Web Security Request Origin
Transcript from the "Request Origin" Lesson
>> Mike North: So another best practice is to validate the request origin. Modern browsers, they send the origin header. And you can try to alter it with your client side code, and it'll sort of appear that you can. But your changes won't have stuck. By the time the request goes out, that origin header will be back to what it was in the beginning.
[00:00:21] It's one of these things we can't tamper with. So all of the evergreen browsers currently send origin, IE 11 in some cases for some cross origin cases, it does not. Whenever the origin header is not there, there's almost always a referer header. Funny side note here, it's misspelled.
[00:00:40] That is a legitimate misspelling. The standard has the misspelling error and we must respect it forever. This quote is from an email thread where the person who added this to the HTTP spec has petitioned the Oxford English Dictionary to change its spelling of referer to his misspelling, because the argument is it's used much, much more often with this spelling, compared to the correct one.
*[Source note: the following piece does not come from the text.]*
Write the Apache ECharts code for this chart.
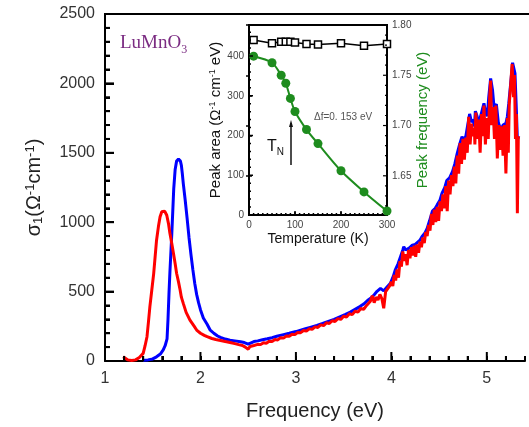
<!DOCTYPE html>
<html>
<head>
<meta charset="utf-8">
<script src="https://cdn.jsdelivr.net/npm/echarts@6/dist/echarts.min.js"></script>
</head>
<body style="margin:0">
<div id="chart" style="width:529px;height:427px"></div>
<script>
// main spectrum, blue curve (photon energy eV, sigma_1)
var blueE = [1.40,1.45,1.50,1.54,1.58,1.61,1.63,1.65,1.66,1.67,1.68,1.69,1.70,1.71,1.72,1.735,1.75,1.77,1.79,1.80,1.81,1.82,1.84,1.86,1.88,1.90,1.92,1.94,1.96,1.98,2.00,2.03,2.07,2.10,2.14,2.18,2.21,2.26,2.31,2.36,2.42,2.46,2.50,2.52,2.56,2.60,2.65,2.70,2.75,2.80,2.87,2.93,3.00,3.05,3.10,3.15,3.22,3.28,3.34,3.40,3.46,3.52,3.57,3.62,3.67,3.71,3.75,3.79,3.82,3.85,3.886,3.92,3.95,3.99,4.02,4.04,4.07,4.095,4.12,4.13,4.15,4.166,4.19,4.22,4.25,4.27,4.30,4.32,4.35,4.375,4.40,4.43,4.46,4.48,4.51,4.53,4.56,4.58,4.61,4.64,4.665,4.69,4.715,4.74,4.76,4.78,4.80,4.82,4.84,4.855,4.87,4.88,4.90,4.92,4.945,4.97,4.99,5.005,5.02,5.04,5.06,5.075,5.09,5.10,5.12,5.145,5.17,5.20,5.215,5.23,5.25,5.27,5.285,5.295,5.31,5.32,5.335];
var blueS = [5,8,15,30,50,80,110,160,300,480,640,780,920,1080,1240,1380,1440,1455,1440,1410,1350,1280,1160,1030,890,770,660,560,480,420,370,310,265,225,200,180,170,158,150,145,138,133,122,130,140,145,153,160,168,178,190,200,212,222,232,242,256,270,285,300,318,336,352,372,392,410,436,456,478,502,523,505,530,560,610,655,700,750,800,823,800,787,815,835,840,847,870,895,920,955,1010,1080,1100,1125,1160,1208,1250,1300,1320,1364,1420,1496,1560,1616,1590,1620,1700,1780,1720,1740,1690,1800,1760,1724,1790,1856,1780,1765,1900,2036,1950,1832,1820,1850,1720,1664,1700,1712,1760,1856,2000,2149,2140,2072,1800,1592,1620];

// main spectrum, red curve
var redE = [1.19,1.21,1.24,1.28,1.32,1.36,1.40,1.42,1.44,1.455,1.47,1.49,1.51,1.525,1.54,1.56,1.577,1.595,1.61,1.625,1.647,1.665,1.68,1.70,1.717,1.735,1.75,1.77,1.787,1.80,1.82,1.85,1.89,1.93,1.96,2.00,2.04,2.07,2.12,2.16,2.21,2.26,2.31,2.36,2.40,
  2.44,2.47,2.50,2.52,2.54,2.56,2.58,2.60,2.63,2.66,2.69,2.72,2.75,2.78,2.81,2.84,2.87,2.90,2.93,2.96,2.99,3.02,3.05,3.08,3.11,3.14,3.17,3.20,3.23,3.26,3.29,3.32,3.35,3.38,3.41,3.44,3.47,3.50,3.53,3.56,3.59,3.62,3.65,3.68,3.71,3.74,3.76,3.78,3.80,3.82,3.84,3.86,3.88,3.90,3.92,3.94,3.96,3.98,
  4.00,4.015,4.03,4.045,4.06,4.075,4.09,4.105,4.12,4.135,4.15,4.165,4.18,4.195,4.21,4.225,4.24,4.255,4.27,4.285,4.30,4.315,4.33,4.345,4.36,4.375,4.39,4.405,4.42,4.435,4.45,4.465,4.48,4.495,4.51,4.525,4.54,4.555,4.57,4.585,4.60,4.615,4.63,4.645,4.66,4.675,4.69,4.705,4.72,4.735,4.75,4.765,4.78,4.795,4.81,4.825,4.84,4.855,4.87,4.875,4.885,4.90,4.915,4.93,4.945,4.96,4.97,4.985,5.00,5.015,5.03,5.04,5.05,5.065,5.08,5.095,5.11,5.125,5.14,5.155,5.17,5.185,5.20,5.215,5.225,5.235,5.25,5.265,5.28,5.29,5.30,5.31,5.32,5.33];
var redS = [30,20,8,4,8,25,55,110,175,280,390,510,630,750,870,970,1040,1075,1088,1080,1050,990,920,845,776,700,632,570,512,460,415,350,295,255,223,200,185,175,162,155,148,140,133,125,118,
  112,100,85,105,95,112,100,120,118,132,128,142,140,155,152,168,165,180,178,193,190,206,204,220,215,232,228,246,242,260,255,275,270,290,285,305,300,322,316,340,334,358,352,378,372,400,395,430,470,420,460,440,480,450,380,500,490,540,
  570,540,620,580,660,600,720,680,790,720,770,690,800,740,820,760,830,750,840,780,860,820,890,850,930,900,980,940,1060,980,1090,1000,1110,1010,1150,1080,1200,1100,1260,1080,1300,1200,1340,1260,1400,1280,1480,1350,1570,1420,1600,1450,1610,1500,1760,1560,1710,1620,1680,1560,1790,1600,1740,1500,1780,1620,1840,1560,1750,1600,1900,2020,1700,1830,1600,1840,1460,1700,1520,1690,1480,1700,1352,1750,1500,1850,1990,2140,1900,2060,1600,1780,1064,1620];

// inset: temperature (K), peak area, peak frequency
var insetT = [10,50,70,80,90,100,125,150,200,250,300];
var peakArea = [440,432,436,436,436,434,430,429,432,426,430];
var peakFreq = [1.769,1.7625,1.750,1.742,1.727,1.714,1.696,1.682,1.655,1.634,1.615];

function pairs(xs, ys) {
  return xs.map(function (x, i) { return [x, ys[i]]; });
}
function isMult(v, step) {
  var r = v / step;
  return Math.abs(r - Math.round(r)) < 1e-6;
}
function steps(from, to, step) {
  var out = [];
  for (var k = 0; from + k * step <= to + 1e-9; k++) out.push(+(from + k * step).toFixed(4));
  return out;
}

var FONT = '"Liberation Sans", Arial, sans-serif';
var GREEN = '#1e8c1e';
var LINE = { show: true, lineStyle: { color: '#000', width: 2 } };
var TICK = { show: true, inside: true, length: 5, lineStyle: { color: '#000', width: 2 } };
var SMALL_TICK = { show: true, inside: true, length: 3, lineStyle: { color: '#000', width: 1.5 } };

var chart = echarts.init(document.getElementById('chart'));

chart.setOption({
  animation: false,
  grid: [
    { left: 105, top: 14, right: 4, bottom: 66 },
    { left: 249, top: 25, width: 138, height: 190, show: true, borderColor: '#000', borderWidth: 2, backgroundColor: '#fff' },
    { left: 249, top: 25, width: 138, height: 190 }
  ],
  xAxis: [
    {
      type: 'value', gridIndex: 0, min: 1, max: 5.4, interval: 0.2,
      axisLine: LINE, axisTick: TICK,
      axisLabel: {
        fontSize: 16, color: '#333', margin: 10, fontFamily: FONT,
        formatter: function (v) { return isMult(v, 1) ? String(Math.round(v)) : ''; }
      },
      splitLine: { show: false },
      name: 'Frequency (eV)', nameLocation: 'middle', nameGap: 40,
      nameTextStyle: { fontSize: 20, color: '#222', fontFamily: FONT }
    },
    {
      type: 'value', gridIndex: 1, min: 0, max: 300, interval: 100,
      axisLine: LINE, axisTick: SMALL_TICK,
      axisLabel: { fontSize: 10, color: '#444', margin: 5, fontFamily: FONT },
      splitLine: { show: false },
      name: 'Temperature (K)', nameLocation: 'middle', nameGap: 17,
      nameTextStyle: { fontSize: 14, color: '#111', fontFamily: FONT }
    },
    { type: 'value', gridIndex: 2, min: 0, max: 300, show: false }
  ],
  yAxis: [
    {
      type: 'value', gridIndex: 0, min: 0, max: 2500, interval: 500,
      axisLine: LINE, axisTick: { show: true, inside: true, length: 9, lineStyle: { color: '#000', width: 2 } },
      minorTick: { show: true, splitNumber: 5, length: 5, lineStyle: { color: '#000', width: 2 } },
      axisLabel: { fontSize: 16, color: '#333', margin: 10, fontFamily: FONT, formatter: function (v) { return String(v); } },
      splitLine: { show: false },
      name: 'σ{sub|1}(Ω{sup|-1}cm{sup|-1})', nameLocation: 'middle', nameRotate: 90, nameGap: 60,
      nameTextStyle: {
        fontSize: 20, color: '#222', fontFamily: FONT,
        rich: {
          sub: { fontSize: 13, color: '#222', fontFamily: FONT, verticalAlign: 'bottom', padding: [8, 0, 0, 0] },
          sup: { fontSize: 13, color: '#222', fontFamily: FONT, verticalAlign: 'top', padding: [0, 0, 8, 0] }
        }
      }
    },
    {
      type: 'value', gridIndex: 1, min: 0, max: 478, interval: 100,
      axisLine: LINE, axisTick: SMALL_TICK,
      axisLabel: { fontSize: 10, color: '#444', margin: 5, showMaxLabel: false, fontFamily: FONT },
      splitLine: { show: false },
      name: 'Peak area (Ω{sup|-1} cm{sup|-1} eV)', nameLocation: 'middle', nameRotate: 90, nameGap: 22,
      nameTextStyle: {
        fontSize: 15, color: '#111', fontFamily: FONT,
        rich: { sup: { fontSize: 9, color: '#111', fontFamily: FONT, verticalAlign: 'top', padding: [0, 0, 6, 0] } }
      }
    },
    {
      type: 'value', gridIndex: 2, position: 'right', min: 1.611, max: 1.80, splitNumber: 4,
      axisLine: LINE, axisTick: SMALL_TICK,
      axisLabel: {
        fontSize: 10, color: '#444', margin: 5, showMinLabel: false, fontFamily: FONT,
        formatter: function (v) { return v.toFixed(2); }
      },
      splitLine: { show: false },
      name: 'Peak frequency (eV)', nameLocation: 'middle', nameRotate: 90, nameGap: 28,
      nameTextStyle: { fontSize: 15, color: GREEN, fontFamily: FONT }
    }
  ],
  series: [
    {
      type: 'line', xAxisIndex: 0, yAxisIndex: 0, data: pairs(blueE, blueS),
      showSymbol: false, lineStyle: { color: '#0000ff', width: 3 }
    },
    {
      type: 'line', xAxisIndex: 0, yAxisIndex: 0, data: pairs(redE, redS),
      showSymbol: false, lineStyle: { color: '#ff0000', width: 3 }
    },
    {
      type: 'line', xAxisIndex: 1, yAxisIndex: 1, data: pairs(insetT, peakArea),
      symbol: 'rect', symbolSize: 7,
      itemStyle: { color: '#fff', borderColor: '#000', borderWidth: 1.5 },
      lineStyle: { color: '#000', width: 1.5 }
    },
    {
      type: 'line', xAxisIndex: 2, yAxisIndex: 2, data: pairs(insetT, peakFreq),
      symbol: 'circle', symbolSize: 9, smooth: 0.3,
      itemStyle: { color: GREEN },
      lineStyle: { color: GREEN, width: 2 }
    }
  ]
});

// text annotations
var marks = [
  {
    type: 'text', left: 120, top: 34,
    style: {
      text: 'LuMnO{s|3}', fill: '#7b2c82', fontSize: 19, fontFamily: '"Liberation Serif", "Times New Roman", serif',
      rich: { s: { fontSize: 12, fill: '#7b2c82', verticalAlign: 'bottom', padding: [12, 0, 0, 0], fontFamily: '"Liberation Serif", serif' } }
    }
  },
  {
    type: 'text', left: 267, top: 139,
    style: {
      text: 'T{s|N}', fill: '#111', fontSize: 16, fontFamily: FONT,
      rich: { s: { fontSize: 10, fill: '#111', fontFamily: FONT, verticalAlign: 'bottom', padding: [10, 0, 0, 0] } }
    }
  },
  { type: 'line', shape: { x1: 291, y1: 123, x2: 291, y2: 165 }, style: { stroke: '#111', lineWidth: 1.5 } },
  { type: 'polygon', shape: { points: [[289, 127], [293, 127], [291, 120]] }, style: { fill: '#111' } },
  { type: 'text', left: 314, top: 112, style: { text: 'Δf=0. 153 eV', fill: '#555', fontSize: 10, fontFamily: FONT } }
];

// inward tick marks as small filled bars, placed through the axes' own scales
function barsX(xi, yi, yAt, vals, step, bigLen, smallLen, w) {
  var y0 = chart.convertToPixel({ yAxisIndex: yi }, yAt);
  vals.forEach(function (v) {
    var x = chart.convertToPixel({ xAxisIndex: xi }, v);
    var len = isMult(v, step) ? bigLen : smallLen;
    marks.push({ type: 'rect', z: 100, shape: { x: x - w / 2, y: y0 - len, width: w, height: len }, style: { fill: '#000' } });
  });
}
function barsY(yi, xi, xAt, dir, vals, step, bigLen, smallLen, w) {
  var x0 = chart.convertToPixel({ xAxisIndex: xi }, xAt);
  vals.forEach(function (v) {
    var y = chart.convertToPixel({ yAxisIndex: yi }, v);
    var len = isMult(v, step) ? bigLen : smallLen;
    marks.push({ type: 'rect', z: 100, shape: { x: dir > 0 ? x0 : x0 - len, y: y - w / 2, width: len, height: w }, style: { fill: '#000' } });
  });
}

barsX(0, 0, 0, steps(1.2, 5.4, 0.2), 1, 9, 5, 2);
barsY(0, 0, 1, 1, steps(100, 2400, 100), 500, 9, 5, 2);
barsX(1, 1, 0, steps(10, 290, 10), 100, 4, 2, 1.5);
barsY(1, 1, 0, 1, steps(20, 460, 20), 100, 4, 2, 1.5);
barsY(2, 2, 300, -1, steps(1.62, 1.79, 0.01), 0.05, 4, 2, 1.2);

// top frame line of the main plot, running off the right edge
var topY = chart.convertToPixel({ yAxisIndex: 0 }, 2500);
var leftX = chart.convertToPixel({ xAxisIndex: 0 }, 1);
marks.push({ type: 'line', z: 100, shape: { x1: leftX - 1, y1: topY, x2: 529, y2: topY }, style: { stroke: '#000', lineWidth: 2 } });

chart.setOption({ graphic: { elements: marks } });
</script>
</body>
</html>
[00:01:11] When you're behind a proxy, you can still usually look at the Host and X-Forwarded-Host headers to see where that originally came from. If you're using Heroku, for example, you are always behind Squid, which is a proxy. And you will always have X-Forwarded-Host available to you, so that you can make sense of which origin did this really come from?
[00:01:32] You don't care about where's that proxy sitting. You probably know a lot about that proxy cuz it's part of your infrastructure.